Evidemment, avec son actualité, Geoffrey est un peu amère étant donné sa mise à pieds qui le prive de prendre le départ avec Paul’s Saga, entre autres. Son idéal serait de retrouver des anciens collègues de vestiaires reconvertis en commissaires. Ce sont des professionnels qui connaissent bien les courses, leurs risques, leurs contraintes ... et qui ont vécu des situations concrètes pour pouvoir prendre des décisions et des sanctions justes. Les jockeys sont à cheval pour défendre les couleurs des propriétaires, et gagner des courses. Tout ne se passe pas toujours comme sur des roulettes et il faut anticiper, et / ou réagir en fonction de ce qu’il se passe … en le tout en quelques secondes.

Un peu nostalgique, Geoffrey soulève également le fait que les courses d’obstacles sont de moins en moins populaires médiatiquement à causes des chutes mais paradoxalement toujours très suivies étant donnée l’adrénaline et le spectacle qu’elles procurent.
GR : « Je regrette que nous ne soyons pas mis plus en avant en terme de publicité en comparaison avec nos homologues de plat malgré le fait que les enjeux sont similaires. »

Un coup de cœur ?

GR « J’aime mon métier de jockey d’obstacle et j’apprécie le respect que les professionnels de plat et de trot ont pour nous, et qu’il soit reconnu que notre métier soit difficile, j’en suis fier … Je suis admiratif de jockeys comme Christophe Pieux ou David Cottin. »

Un objectif ?

GR : « J’en ai plusieurs … le Cambacérès … faire un bon meeting de Pau avec FORTHING entre autres, et monter le Grand Steeple Chase de Paris, car c’est le Graal de tout jockey »

Un rêve ?

GR : « Monter et gagner à Auteuil pour la casaque de mon grand-père, qui est aujourd’hui reprise par ma tante Brigitte Ré - Scandella. J’ai déjà gagné en province, et nous avons toujours quelques chevaux pour courir, mais qui n’ont malheureusement pas encore le niveau pour venir à Paris pour le moment … »

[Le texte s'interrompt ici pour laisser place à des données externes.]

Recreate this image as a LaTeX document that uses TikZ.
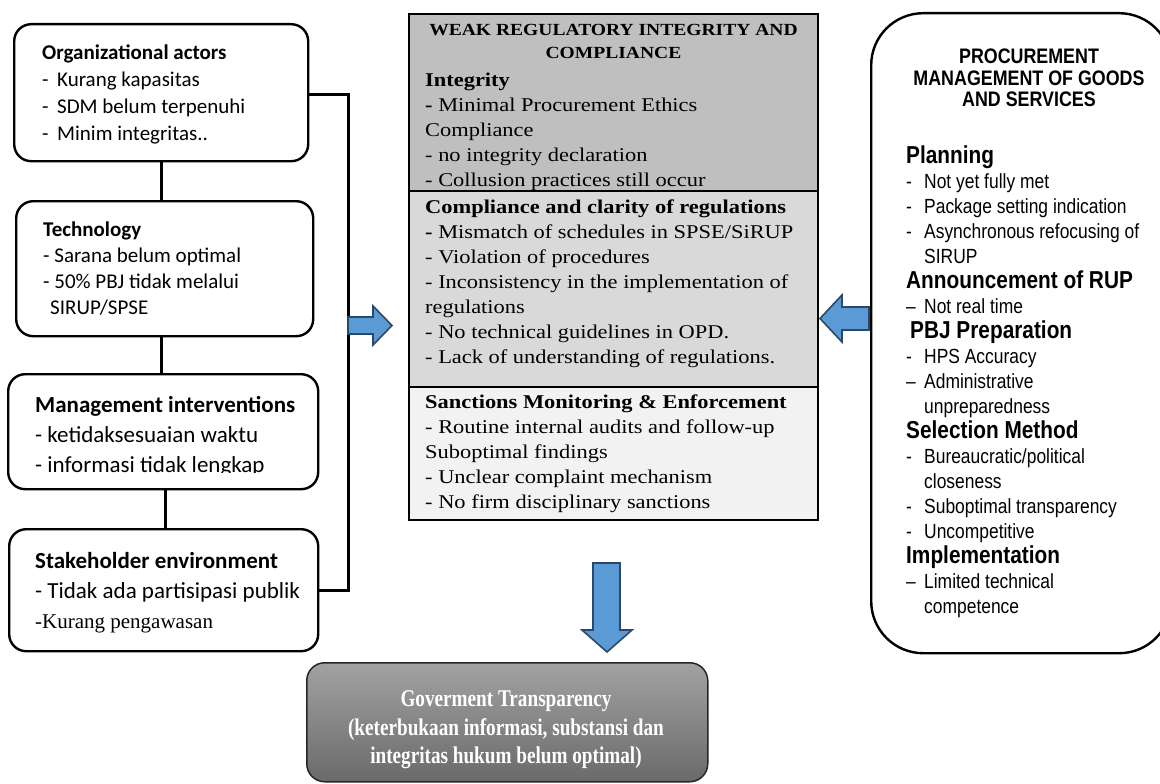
\documentclass[tikz,border=0pt]{standalone}
\usepackage{fontspec}
\setmainfont{Liberation Serif}
\newfontfamily\calib{Carlito}
\newfontfamily\cambr[FakeStretch=1.15]{Liberation Serif}
\newfontfamily\arialn[FakeStretch=0.85]{Liberation Sans}
\newfontfamily\timesn[FakeStretch=0.8]{Liberation Serif}
\usetikzlibrary{positioning}
\definecolor{ArrowBlue}{RGB}{91,155,213}
\definecolor{ArrowEdge}{RGB}{44,72,105}
\definecolor{SecA}{RGB}{191,191,191}
\definecolor{SecB}{RGB}{217,217,217}
\definecolor{SecC}{RGB}{242,242,242}
\definecolor{GovTop}{RGB}{162,162,162}
\definecolor{GovBot}{RGB}{106,106,106}
\newcommand{\pit}{\makebox[18pt][l]{-}}
\newcommand{\pdash}{\makebox[18pt][l]{\textendash}}
\newcommand{\pcont}{\hspace*{18pt}}
\newcommand{\phd}{\fontsize{24.5}{25}\selectfont\bfseries}

\begin{document}
\begin{tikzpicture}[x=1pt, y=-1pt,
  lbox/.style={draw, line width=2.4pt, rounded corners=17pt, fill=white, anchor=north west, inner sep=0pt},
  ltxt/.style={anchor=west, align=left, inner sep=0pt, font=\calib\fontsize{21}{27}\selectfont},
  sec/.style={draw, line width=1.8pt, anchor=north west, minimum width=409pt, inner sep=0pt, outer sep=0pt},
  ctxt/.style={anchor=north west, align=left, inner sep=0pt, font=\cambr\fontsize{19.5}{25}\selectfont},
  link/.style={line width=3pt},
  barrow/.style={fill=ArrowBlue, draw=ArrowEdge, line width=1.6pt, line join=miter}]
  \useasboundingbox (0,0) rectangle (1160,784);
  \clip (0,0) rectangle (1160,784);
  \fill[white] (0,0) rectangle (1160,784);

  % left column
  \node[lbox, minimum width=294pt, minimum height=137pt] (org) at (13,23) {};
  \node[ltxt] (orgtxt) at ([xshift=29pt, yshift=-1.5pt]org.west) {\textbf{Organizational actors}\\
    \makebox[15pt][l]{-}Kurang kapasitas\\
    \makebox[15pt][l]{-}SDM belum terpenuhi\\
    \makebox[15pt][l]{-}Minim integritas..};
  \node[lbox, minimum width=297pt, minimum height=135pt] (tech) at (15,200) {};
  \node[ltxt, font=\calib\fontsize{21}{26}\selectfont] (techtxt) at ([xshift=28pt]tech.west) {\textbf{Technology}\\
    - Sarana belum optimal\\
    - 50\% PBJ tidak melalui\\
    \hspace*{7pt}SIRUP/SPSE};
  \node[lbox, minimum width=310pt, minimum height=115pt] (mgmt) at (7,373) {};
  \begin{scope}
    \clip (0,360) rectangle (340,472);
    \node[ltxt, font=\calib\fontsize{23}{30}\selectfont] (mgmttxt) at ([xshift=28pt, yshift=-5pt]mgmt.west) {\textbf{Management interventions}\\
      - ketidaksesuaian waktu\\
      - informasi tidak lengkap};
  \end{scope}
  \node[lbox, minimum width=309pt, minimum height=122pt] (stake) at (8,528) {};
  \node[ltxt, font=\calib\fontsize{23}{30}\selectfont] (staketxt) at ([xshift=27pt, yshift=-2pt]stake.west) {\textbf{Stakeholder environment}\\
    - Tidak ada partisipasi publik\\
    {\rmfamily\fontsize{21}{27}\selectfont -Kurang pengawasan}};

  \draw[link] (org.south) -- (org.south |- tech.north);
  \draw[link] (tech.south -| org.south) -- (org.south |- mgmt.north);
  \draw[link] ([xshift=2pt]mgmt.south) -- ([xshift=2pt]mgmt.south |- stake.north);
  \coordinate (bus) at (348,95);
  \draw[link] (org.east |- bus) -- (bus) |- (stake.east);

  % centre column
  \node[sec, fill=SecA, minimum height=177pt] (integ) at (409,14) {};
  \node[sec, fill=SecB, minimum height=196pt] (comply) at (integ.south west) {};
  \node[sec, fill=SecC, minimum height=133pt] (sanct) at (comply.south west) {};
  \node[anchor=north, align=center, inner sep=0pt, font=\cambr\bfseries\fontsize{17}{23}\selectfont] (integhd) at (613.5,24) {WEAK REGULATORY INTEGRITY AND\\COMPLIANCE};
  \node[ctxt] (integtxt) at (425,73) {\textbf{Integrity}\\
    \textbf{-} Minimal Procurement Ethics\\
    Compliance\\
    - no integrity declaration\\
    - Collusion practices still occur};
  \node[ctxt] (complytxt) at (425,199.5) {\textbf{Compliance and clarity of regulations}\\
    \textbf{-} Mismatch of schedules in SPSE/SiRUP\\
    - Violation of procedures\\
    - Inconsistency in the implementation of\\
    regulations\\
    - No technical guidelines in OPD.\\
    - Lack of understanding of regulations.};
  \node[ctxt] (sancttxt) at (425,395) {\textbf{Sanctions Monitoring \& Enforcement}\\
    - Routine internal audits and follow-up\\
    Suboptimal findings\\
    - Unclear complaint mechanism\\
    - No firm disciplinary sanctions};

  % right column
  \node[draw, line width=2.4pt, rounded corners=52pt, anchor=north west, minimum width=300pt, minimum height=640pt, inner sep=0pt] (proc) at (870,12) {};
  \node[anchor=north, align=center, inner sep=0pt, font=\arialn\bfseries\fontsize{21}{21.5}\selectfont] (proctitle) at (1029,49) {PROCUREMENT\\MANAGEMENT OF GOODS\\AND SERVICES};
  \node[anchor=north west, align=left, inner sep=0pt, font=\arialn\fontsize{20.5}{25}\selectfont] (procbody) at (906,145.5) {{\phd Planning}\\
    \pit Not yet fully met\\
    \pit Package setting indication\\
    \pit Asynchronous refocusing of\\
    \pcont SIRUP\\
    {\phd Announcement of RUP}\\
    \pdash Not real time\\
    \hspace*{4pt}{\phd PBJ Preparation}\\
    \pit HPS Accuracy\\
    \pdash Administrative\\
    \pcont unpreparedness\\
    {\phd Selection Method}\\
    \pit Bureaucratic/political\\
    \pcont closeness\\
    \pit Suboptimal transparency\\
    \pit Uncompetitive\\
    {\phd Implementation}\\
    \pdash Limited technical\\
    \pcont competence};

  % result
  \node[draw=black!85, line width=1.5pt, rounded corners=18pt, top color=GovTop, bottom color=GovBot, anchor=north west, minimum width=401pt, minimum height=119pt, inner sep=0pt] (gov) at (306,662) {};
  \node[text=white, align=center, inner sep=0pt, font=\timesn\bfseries\fontsize{24}{28.5}\selectfont] (govtxt) at (506,730) {Goverment Transparency\\(keterbukaan informasi, substansi dan\\integritas hukum belum optimal)};

  % block arrows
  \draw[barrow] (bus |- 0,317) -- (373,317) -- (373,306) -- (392,325.5) -- (373,345) -- (373,334) -- (bus |- 0,334) -- cycle;
  \draw[barrow] (869,307) -- (842,307) -- (842,295) -- (820,318.5) -- (842,342) -- (842,330) -- (869,330) -- cycle;
  \draw[barrow] (593,563) -- (620,563) -- (620,630) -- (632,630) -- (607,652) -- (582,630) -- (593,630) -- cycle;
\end{tikzpicture}
\end{document}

Le plus important pour être un bon jockey ?

GR : « Etre bien dans sa tête avec un mental à toutes épreuves. Savoir encaisser les coups physiques ou moraux. Savoir se remettre en question. Se souvenir d’où on vient, se satisfaire de sa progression. »

Le après ?

GR : « Je me suis toujours dit que je retournerai dans ma famille à Marseille. J’adore les huitres … et à Marseille il n’y a pas de bar à huitres … alors pourquoi pas (rire). Les chevaux me manqueront peut-être ..."

Le mot de la fin ?

GR : "Je remercie mes parents qui m'ont toujours soutenu, mon oncle et ma tante qui sont à la base de tout ça, mes entraîneurs nommés ci-dessus, et mes chevaux "

Bonne route à toi Geoffrey, un jockey passionné, motivé, impliqué, mais qui ne se prend pas au sérieux avec tout de même la tête sur les épaules grâce certainement à une éducation reçue de ses parents ayant la valeur du travail.